Begin at the first line of the data and copy each line through the one containing "0.03, 0, 0];", that line included, with no pictures.

**********

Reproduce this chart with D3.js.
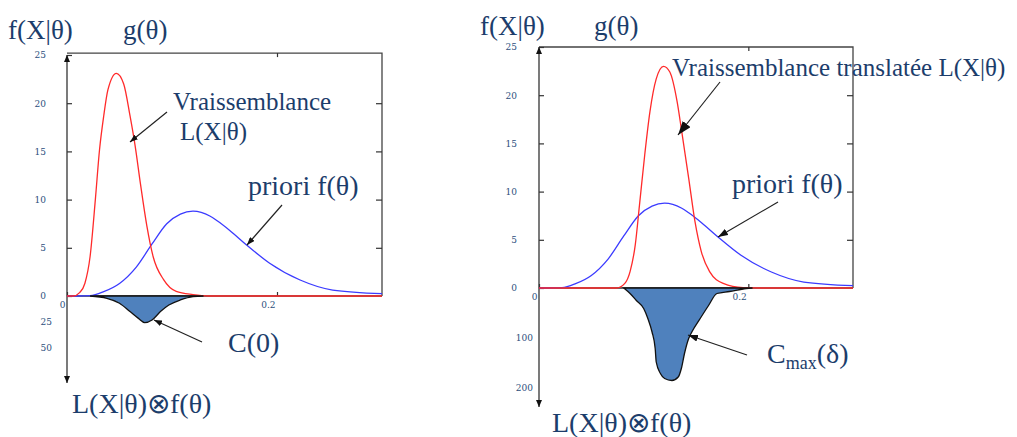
<!DOCTYPE html>
<html>
<head>
<meta charset="utf-8">
<script src="https://cdn.jsdelivr.net/npm/d3@7"></script>
<style>
body { margin: 0; background: #fff; }
svg { display: block; }
</style>
</head>
<body>
<svg id="chart" width="1017" height="437"></svg>
<script>
// values (theta, density)
var priorTheta = [0, 0.01, 0.022, 0.035, 0.05, 0.066, 0.081, 0.095, 0.108, 0.12, 0.136, 0.143, 0.155, 0.171, 0.193, 0.222, 0.253, 0.3];
var priorVal   = [0, 0, 0.03, 0.45, 1.3, 3.0, 5.4, 7.5, 8.5, 8.8, 8.3, 7.8, 6.8, 5.3, 3.4, 1.66, 0.62, 0.25];

var likLTheta = [0, 0.006, 0.012, 0.017, 0.022, 0.027, 0.031, 0.035, 0.039, 0.047, 0.054, 0.06, 0.065, 0.07, 0.076, 0.082, 0.092, 0.104, 0.12, 0.135, 0.3];
var likLVal   = [0, 0, 0.35, 1.3, 4.1, 10, 15.2, 18.7, 21.4, 23.1, 22.0, 18.7, 15.5, 11.6, 7.3, 4.1, 1.7, 0.48, 0.14, 0, 0];

var likRTheta = [0, 0.074, 0.082, 0.087, 0.092, 0.096, 0.101, 0.106, 0.112, 0.119, 0.125, 0.132, 0.136, 0.143, 0.149, 0.155, 0.163, 0.176, 0.195, 0.21, 0.3];
var likRVal   = [0, 0, 0.48, 1.7, 4.5, 8.6, 13.8, 18.3, 21.7, 23, 22.4, 19.3, 16.5, 11.4, 6.9, 3.8, 1.7, 0.48, 0.03, 0, 0];

// product L x f, drawn downward
var convLTheta = [0.022, 0.038, 0.05, 0.06, 0.068, 0.074, 0.081, 0.089, 0.097, 0.108, 0.12, 0.13];
var convLVal   = [0, 2.2, 7, 15, 21.5, 25.6, 23, 15, 8.7, 3.8, 0.6, 0];

var convRTheta = [0.081, 0.087, 0.093, 0.1, 0.104, 0.108, 0.111, 0.112, 0.116, 0.12, 0.127, 0.133, 0.136, 0.139, 0.143, 0.146, 0.154, 0.162, 0.17, 0.182, 0.198, 0.204];
var convRVal   = [0, 11, 25, 41, 61, 88, 121, 148, 171, 181, 185, 178, 161, 131, 101, 88, 61, 35, 11, 7, 1, 0];

var upTicks = [0, 5, 10, 15, 20, 25];

var navy = "#1c3d6b";
var svg = d3.select("#chart");
var defs = svg.append("defs");

function marker(id, len, wid) {
  defs.append("marker")
      .attr("id", id)
      .attr("viewBox", "0 0 " + len + " " + wid)
      .attr("refX", len).attr("refY", wid / 2)
      .attr("markerWidth", len).attr("markerHeight", wid)
      .attr("markerUnits", "userSpaceOnUse")
      .attr("orient", "auto")
    .append("path")
      .attr("d", "M0,0L" + len + "," + wid / 2 + "L0," + wid + "Z")
      .attr("fill", "#111");
}
marker("ah-s", 8, 6);
marker("ah-m", 10, 7);
marker("ah-l", 14, 10);
marker("ah-ax", 7, 6);

var panels = [
  {
    left: 67, right: 382, base: 296, top: 55, frameMax: 25.2,
    downMax: 50, downEnd: 348, downTicks: [25, 50], arrowEnd: 383,
    padUp: 21, padDown: 15,
    lik: [likLTheta, likLVal], conv: [convLTheta, convLVal],
    arrows: [[167, 112, 130, 142, "ah-s"], [282, 205, 247, 245, "ah-s"], [202, 342, 154, 320, "ah-s"]],
    texts: [
      ["f(X|θ)", 8, 39, 27], ["g(θ)", 123, 39, 27],
      ["Vraissemblance", 173, 110, 25], ["L(X|θ)", 180, 140, 25],
      ["priori f(θ)", 248, 195, 28], ["C(0)", 228, 352, 28],
      ["L(X|θ)⊗f(θ)", 72, 413, 28]
    ]
  },
  {
    left: 539, right: 853, base: 288, top: 47, frameMax: 25,
    downMax: 200, downEnd: 388, downTicks: [100, 200], arrowEnd: 407,
    padUp: 22, padDown: 6,
    lik: [likRTheta, likRVal], conv: [convRTheta, convRVal],
    arrows: [[720, 82, 678, 135, "ah-l"], [778, 202, 718, 237, "ah-m"], [747, 355, 688, 335, "ah-m"]],
    texts: [
      ["f(X|θ)", 480, 35, 27], ["g(θ)", 594, 35, 27],
      ["Vraissemblance translatée L(X|θ)", 672, 76, 25],
      ["priori f(θ)", 732, 193, 28],
      ["L(X|θ)⊗f(θ)", 552, 432, 28]
    ],
    cmax: [767, 363]
  }
];

function styleTicks(sel) {
  sel.select(".domain").remove();
  sel.selectAll(".tick line").attr("stroke", "#333").attr("stroke-width", 1.2);
  sel.selectAll(".tick text")
      .attr("fill", "#2c4f7c")
      .style("font-family", "'DejaVu Serif', serif")
      .style("font-size", "9px");
}

panels.forEach(function(p) {
  var x = d3.scaleLinear().domain([0, 0.3]).range([p.left, p.right]);
  var y = d3.scaleLinear().domain([0, 25]).range([p.base, p.top]);
  var yd = d3.scaleLinear().domain([0, p.downMax]).range([p.base, p.downEnd]);
  var g = svg.append("g");

  // frame: top and right sides
  g.append("path")
      .attr("d", "M" + p.left + "," + y(p.frameMax) + "H" + p.right + "V" + p.base)
      .attr("fill", "none").attr("stroke", "#444").attr("stroke-width", 1.3);

  // upward density ticks
  g.append("g").attr("transform", "translate(" + p.left + ",0)")
      .call(d3.axisLeft(y).tickValues(upTicks).tickSize(-5).tickPadding(p.padUp))
      .call(styleTicks);
  // right side ticks
  g.append("g").attr("transform", "translate(" + p.right + ",0)")
      .call(d3.axisLeft(y).tickValues(upTicks.slice(1, 5)).tickSize(6).tickFormat(""))
      .call(styleTicks);
  // downward scale for the product
  g.append("g").attr("transform", "translate(" + p.left + ",0)")
      .call(d3.axisLeft(yd).tickValues(p.downTicks).tickSize(0).tickPadding(p.padDown))
      .call(styleTicks);
  // theta axis
  g.append("g").attr("transform", "translate(0," + p.base + ")")
      .call(d3.axisBottom(x).tickValues([0, 0.2]).tickSize(-4).tickPadding(6)
        .tickFormat(function(d) { return d === 0 ? "0" : d3.format(".1f")(d); }))
      .call(styleTicks)
    .selectAll("text").attr("text-anchor", "end").attr("dx", -2);
  g.append("g").attr("transform", "translate(0," + y(p.frameMax) + ")")
      .call(d3.axisBottom(x).tickValues([0.2]).tickSize(4).tickFormat(""))
      .call(styleTicks);

  // axes lines
  g.append("line")
      .attr("x1", p.left).attr("x2", p.right).attr("y1", p.base).attr("y2", p.base)
      .attr("stroke", "#333").attr("stroke-width", 1.3);
  g.append("line")
      .attr("x1", p.left).attr("x2", p.left).attr("y1", p.base).attr("y2", y(25))
      .attr("stroke", "#333").attr("stroke-width", 1.3).attr("marker-end", "url(#ah-ax)");
  g.append("line")
      .attr("x1", p.left).attr("x2", p.left).attr("y1", p.base).attr("y2", p.arrowEnd)
      .attr("stroke", "#333").attr("stroke-width", 1.3).attr("marker-end", "url(#ah-ax)");

  var line = d3.line()
      .x(function(d) { return x(d[0]); })
      .y(function(d) { return y(d[1]); })
      .curve(d3.curveMonotoneX);

  g.append("path")
      .datum(d3.zip(priorTheta, priorVal))
      .attr("d", line)
      .attr("fill", "none").attr("stroke", "#3b3bff").attr("stroke-width", 1.3);

  g.append("path")
      .datum(d3.zip(p.lik[0], p.lik[1]))
      .attr("d", line)
      .attr("fill", "none").attr("stroke", "#ff2a2a").attr("stroke-width", 1.3);

  var area = d3.area()
      .x(function(d) { return x(d[0]); })
      .y0(p.base)
      .y1(function(d) { return yd(d[1]); })
      .curve(d3.curveMonotoneX);

  g.append("path")
      .datum(d3.zip(p.conv[0], p.conv[1]))
      .attr("d", area)
      .attr("fill", "#4f81bd").attr("stroke", "#111").attr("stroke-width", 1.3);

  // annotation arrows
  g.selectAll(".arrow").data(p.arrows).enter().append("line")
      .attr("class", "arrow")
      .attr("x1", function(d) { return d[0]; }).attr("y1", function(d) { return d[1]; })
      .attr("x2", function(d) { return d[2]; }).attr("y2", function(d) { return d[3]; })
      .attr("stroke", "#222").attr("stroke-width", 1.2)
      .attr("marker-end", function(d) { return "url(#" + d[4] + ")"; });

  g.selectAll(".lbl").data(p.texts).enter().append("text")
      .attr("class", "lbl")
      .attr("x", function(d) { return d[1]; })
      .attr("y", function(d) { return d[2]; })
      .style("font-family", "'Liberation Serif', 'Times New Roman', serif")
      .style("font-size", function(d) { return d[3] + "px"; })
      .attr("fill", navy)
      .text(function(d) { return d[0]; });

  if (p.cmax) {
    var t = g.append("text")
        .attr("x", p.cmax[0]).attr("y", p.cmax[1])
        .style("font-family", "'Liberation Serif', 'Times New Roman', serif")
        .style("font-size", "28px")
        .attr("fill", navy);
    t.append("tspan").text("C");
    t.append("tspan").attr("dy", 6).style("font-size", "18px").text("max");
    t.append("tspan").attr("dy", -6).text("(δ)");
  }
});
</script>
</body>
</html>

**********

» **CORRECT RESPONSE**
Reproduce this chart with D3.js.
<!DOCTYPE html>
<html>
<head>
<meta charset="utf-8">
<script src="https://cdn.jsdelivr.net/npm/d3@7"></script>
<style>
body { margin: 0; background: #fff; }
svg { display: block; }
</style>
</head>
<body>
<svg id="chart" width="1017" height="437"></svg>
<script>
// values (theta, density)
var priorTheta = [0, 0.01, 0.022, 0.035, 0.05, 0.066, 0.081, 0.095, 0.108, 0.12, 0.136, 0.143, 0.155, 0.171, 0.193, 0.222, 0.253, 0.3];
var priorVal   = [0, 0, 0.03, 0.45, 1.3, 3.0, 5.4, 7.5, 8.5, 8.8, 8.3, 7.8, 6.8, 5.3, 3.4, 1.66, 0.62, 0.25];

var likLTheta = [0, 0.006, 0.012, 0.017, 0.022, 0.027, 0.031, 0.035, 0.039, 0.047, 0.054, 0.06, 0.065, 0.07, 0.076, 0.082, 0.092, 0.104, 0.12, 0.135, 0.3];
var likLVal   = [0, 0, 0.35, 1.3, 4.1, 10, 15.2, 18.7, 21.4, 23.1, 22.0, 18.7, 15.5, 11.6, 7.3, 4.1, 1.7, 0.48, 0.14, 0, 0];

var likRTheta = [0, 0.074, 0.082, 0.087, 0.092, 0.096, 0.101, 0.106, 0.112, 0.119, 0.125, 0.132, 0.136, 0.143, 0.149, 0.155, 0.163, 0.176, 0.195, 0.21, 0.3];
var likRVal   = [0, 0, 0.48, 1.7, 4.5, 8.6, 13.8, 18.3, 21.7, 23, 22.4, 19.3, 16.5, 11.4, 6.9, 3.8, 1.7, 0.48, 0.03, 0, 0];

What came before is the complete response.